- Born: Joseph Jerome Miedzianowski 1953 or 1954 (age 72–73)
- Criminal status: Incarcerated
- Criminal charge: Racketeering, drug conspiracy (2001)
- Penalty: Life
- Imprisoned at: FCI Pekin

= Joseph Miedzianowski =

Former Chicago police officer

Joseph Jerome Miedzianowski is a former Chicago Police Department officer who was sentenced to life in prison without the possibility of parole for racketeering and drug conspiracy. He is known as Chicago's "most corrupt cop" for his part in a cocaine sales ring with street gang members and other corrupt police officers. During his 22-year police career, he received 59 citations for valor and arrests and was publicly praised for his high number of drug and illegal weapon busts. During this time he was also secretly leaking the identity of undercover police officers to gang members, extorting protection money from drug organizations, distributing crack cocaine, and supplying gang members with ammunition.

Miedzianowski's conviction led to the breakup of the department's anti-gang crimes unit.

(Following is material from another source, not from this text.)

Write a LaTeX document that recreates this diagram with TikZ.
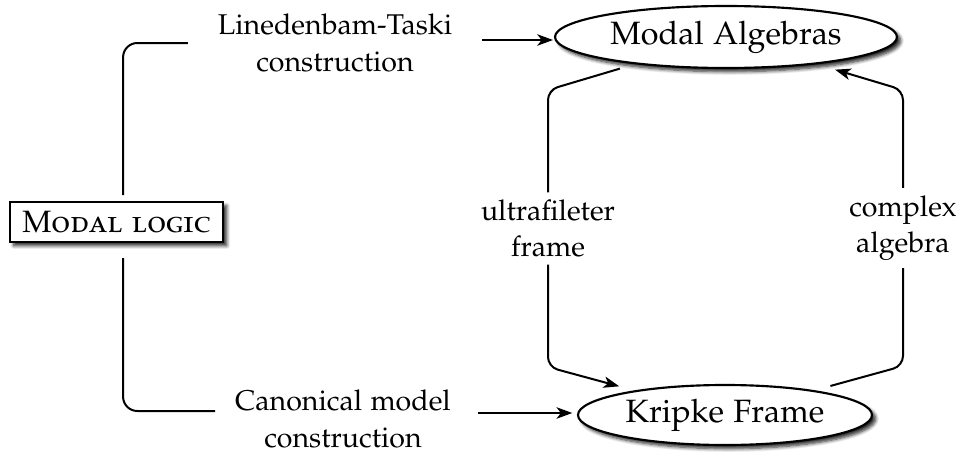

In 2020, Miedzianowski requested a reduction in his sentence under the First Step Act. This request was denied.

In 2022 brothers Juan and Rosendo Hernandez had their murder convictions thrown out after requesting a retrial, based on claims that Detective Reynaldo Guevara had framed them at the request of Miedzianowski.

==In media==
The third episode of the British documentary series Untouchable was focused on Miedzianowski.